Chinook crash report 'clears pilots of blame'

Independent report expected to say pilots should not have been blamed for crash that killed 29 on Scottish hillside in 1994
    The wreckage of the Chinook on the Mull of Kintyre. Photograph: Chris Bacon/PA

    The Ministry of Defence has refused to confirm whether a report into a helicopter crash that killed 29 people on a coastal hillside in Scotland will conclude that the two pilots should not have been blamed.
    Senior police, army and MI5 officers were among the dead when a Chinook crashed in thick fog on a remote hillside on the Mull of Kintyre in June 1994 during a flight from Belfast to Inverness.
    An initial RAF inquiry in 1995 ruled that the pilots, Flight Lieutenants Jonathan Tapper and Richard Cook, were guilty of "gross negligence" for flying too low and too fast.

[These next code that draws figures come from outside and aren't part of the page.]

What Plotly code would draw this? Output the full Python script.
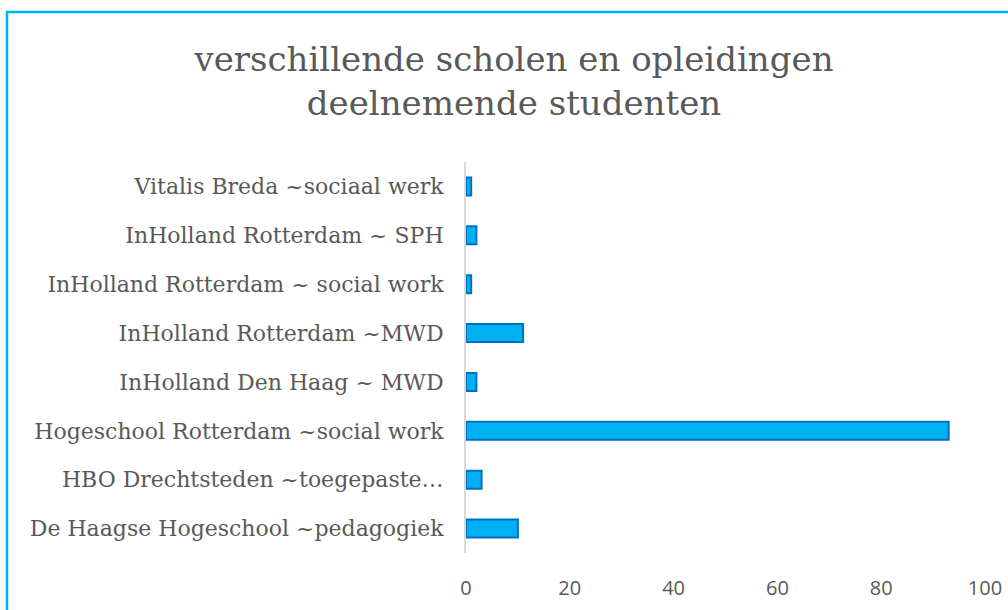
import plotly.graph_objects as go

categories = [
    "De Haagse Hogeschool ~pedagogiek",
    "HBO Drechtsteden ~toegepaste…",
    "Hogeschool Rotterdam ~social work",
    "InHolland Den Haag ~ MWD",
    "InHolland Rotterdam ~MWD",
    "InHolland Rotterdam ~ social work",
    "InHolland Rotterdam ~ SPH",
    "Vitalis Breda ~sociaal werk",
]
values = [10, 3, 93, 2, 11, 1, 2, 1]
x_ticks = [0, 20, 40, 60, 80, 100]

W, H = 1008, 610
L, R, T, B = 466, 23, 162, 57
pw = W - L - R
ph = H - T - B

fig = go.Figure(go.Bar(
    y=categories, x=values, orientation="h",
    marker=dict(color="#00B0F0", line=dict(color="#0070C0", width=2)),
    width=0.37,
))

fig.update_layout(
    width=W, height=H,
    margin=dict(l=L, r=R, t=T, b=B, autoexpand=False),
    paper_bgcolor="white", plot_bgcolor="white",
    showlegend=False,
    title=dict(
        text="verschillende scholen en opleidingen<br>deelnemende studenten",
        x=514 / W, xanchor="center", xref="container",
        y=1 - 71 / H, yanchor="top", yref="container",
        font=dict(family="DejaVu Serif", size=34, color="#595959"),
    ),
    xaxis=dict(
        range=[0, 100], tickvals=x_ticks, showgrid=False, zeroline=False,
        showline=False, ticks="outside", ticklen=17, tickcolor="rgba(0,0,0,0)",
        tickfont=dict(family="Open Sans", size=20, color="#595959"),
    ),
    yaxis=dict(
        showgrid=False, zeroline=False, showline=True, linecolor="#D9D9D9", linewidth=2,
        ticks="outside", ticklen=16, tickcolor="rgba(0,0,0,0)",
        tickfont=dict(family="DejaVu Serif", size=22, color="#595959"),
        range=[-0.5, 7.5],
    ),
    shapes=[dict(
        type="rect", xref="paper", yref="paper",
        x0=(7 - L) / pw, x1=(1100 - L) / pw,
        y0=(H - B - 700) / ph, y1=(H - B - 12) / ph,
        line=dict(color="#00B0F0", width=2.5), fillcolor="rgba(0,0,0,0)", layer="below",
    )],
)

fig.write_html("out.html", config={"displayModeBar": False},
               post_script="document.body.style.margin='0';")
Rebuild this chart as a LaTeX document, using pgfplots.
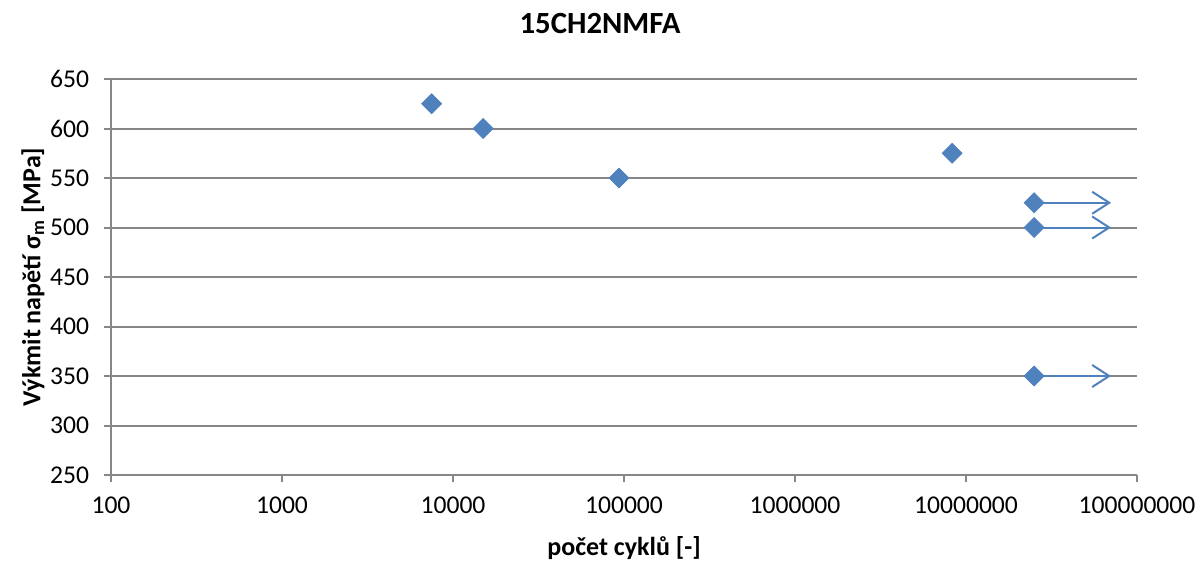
\documentclass[border=0pt]{standalone}
\usepackage{fontspec}
\setmainfont{Carlito}
\usepackage{pgfplots}
\pgfplotsset{compat=1.18}
\usetikzlibrary{arrows.meta}
\definecolor{mblue}{HTML}{4F81BD}
\definecolor{gridgray}{HTML}{878787}
\begin{document}
\begin{tikzpicture}
\begin{axis}[
  name=ax, at={(0,0)}, anchor=south west,
  scale only axis, width=513pt, height=198pt,
  xmode=log, log basis x=10,
  xmin=100, xmax=1e8, ymin=250, ymax=650,
  xtick={1e2,1e3,1e4,1e5,1e6,1e7,1e8},
  xticklabels={100,1000,10000,100000,1000000,10000000,100000000},
  ytick={250,300,...,650},
  minor xtick={}, 
  axis x line*=bottom, axis y line*=left,
  axis line style={gridgray, line width=1pt, -},
  tick style={gridgray, line width=1pt},
  tick align=outside, major tick length=3.5pt,
  ymajorgrids, major grid style={gridgray, line width=1pt},
  /pgf/number format/assume math mode=true,
  ticklabel style={font=\fontsize{12.8}{14}\selectfont, text=black},
  xticklabel style={yshift=-4pt},
  yticklabel style={xshift=-4pt},
  title={\textbf{15CH2NMFA}},
  title style={font=\fontsize{15.4}{18}\selectfont, at={(axis description cs:0.4766,1.111)}, anchor=center},
  xlabel={\textbf{počet cyklů [-]}},
  xlabel style={font=\fontsize{13}{15}\selectfont, at={(axis description cs:0.5,-0.184)}, anchor=center},
  ylabel={\textbf{Výkmit napětí σ\textsubscript{m} [MPa]}},
  ylabel style={font=\fontsize{13}{15}\selectfont, at={(axis description cs:-0.076,0.5)}, anchor=center, rotate=0},
  clip=false,
]
\addplot[mblue, line width=1pt, -{Straight Barb[length=8.5pt,width=11pt,line width=1pt]}] coordinates {(2.5e7,525) (7.05e7,525)};
\addplot[mblue, line width=1pt, -{Straight Barb[length=8.5pt,width=11pt,line width=1pt]}] coordinates {(2.5e7,500) (7.05e7,500)};
\addplot[mblue, line width=1pt, -{Straight Barb[length=8.5pt,width=11pt,line width=1pt]}] coordinates {(2.5e7,350) (7.05e7,350)};
\addplot[only marks, mark=square*, mark size=3.5pt, mark options={rotate=45, fill=mblue, draw=mblue}] coordinates {
(7500,625) (15000,600) (93500,550) (8.3e6,575) (2.5e7,525) (2.5e7,500) (2.5e7,350)
};
\end{axis}
\pgfresetboundingbox
\path[use as bounding box] (-55.5pt,-44pt) rectangle (544.5pt,237.5pt);
\end{tikzpicture}
\end{document}
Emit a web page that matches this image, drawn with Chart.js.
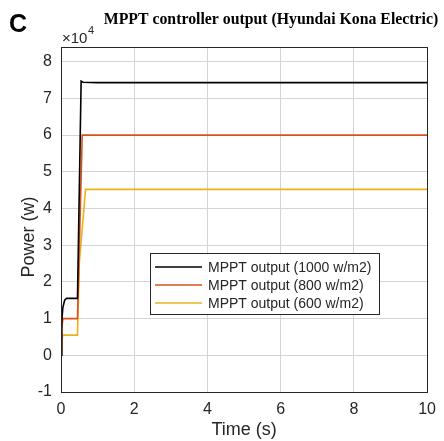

    But the BBC reported that an independent inquiry, chaired by the retired judge Lord Philip, is expected to find that the pilots should not have been blamed. It is understood that the report has been passed to the defence secretary, Liam Fox, who is expected to make a statement in parliament next week.
    As well as the 1995 RAF report, a fatal accident inquiry was held in 1996. In 2000, the House of Commons defence committee also investigated, as did the Lords in 2001.
    In April it emerged that defence chiefs had cast doubt over the safety of Chinook helicopters two years before the crash. An apparently previously undisclosed report from 1992 suggested there were official concerns over the airworthiness of the RAF's fleet of Chinooks. It is understood the report, unearthed from the House of Commons library, was not considered in the four previous inquiries into the crash.
    The RAF set up a Chinook airworthiness review team, led by a wing commander engineer, because of concerns about "overall management and maintenance" of the fleet, the papers showed. It said five accidents over six years, and "serious incidents ... brought into question" the fleet's effectiveness.
    The report concerned the Mk1 model of the aircraft, but said the issues concerned "both present HC Mk1 and the future HC Mk2 version". It was a Mk2 aircraft that crashed on the Mull of Kintyre in 1994.
    An MoD spokeswoman said it would be "inappropriate" to comment before Fox made his announcement to parliament.
    A statement said: "The defence secretary asked Lord Philip to conduct a review of the evidence considered by the board of inquiry into the Mull of Kintyre Chinook accident. An announcement on the report's findings is due to be made to parliament shortly. Until that time it would be inappropriate to comment."
    The SNP's Westminster leader and defence spokesman, Angus Robertson, who has campaigned to exonerate Tapper and Cook, said: "I hope that these reports are accurate. It is time that justice was done, and the defence secretary must finally clear the pilots of any blame.
    "In light of Lord Philip's recommendations and given that the initial RAF internal finding, the fatal accident inquiry, and a House of Lords report all concluding that there was no evidence that the pilots were to blame, the position of the MoD is now untenable. It is a disgrace the way the families of Flight Lieutenants Jonathan Tapper and Richard Cook have been treated by successive administrations and it's time that the record was officially set straight."
    The North East Fife MP, Sir Menzies Campbell, said: "If these leaks are true this represents a victory for common sense. I have always believed that the regulations of the RAF itself could not be satisfied on the information available to the board of inquiry. To eliminate every other possible cause before negligence could be established was an enormous hurdle.
    "MPs and peers of all parties together with the families of the two pilots have persisted in trying to persuade the Ministry of Defence and the RAF to change their minds. This independent report is surely justification now for that to happen and for this matter at last to be put to bed. The reputations of the two pilots should now be restored."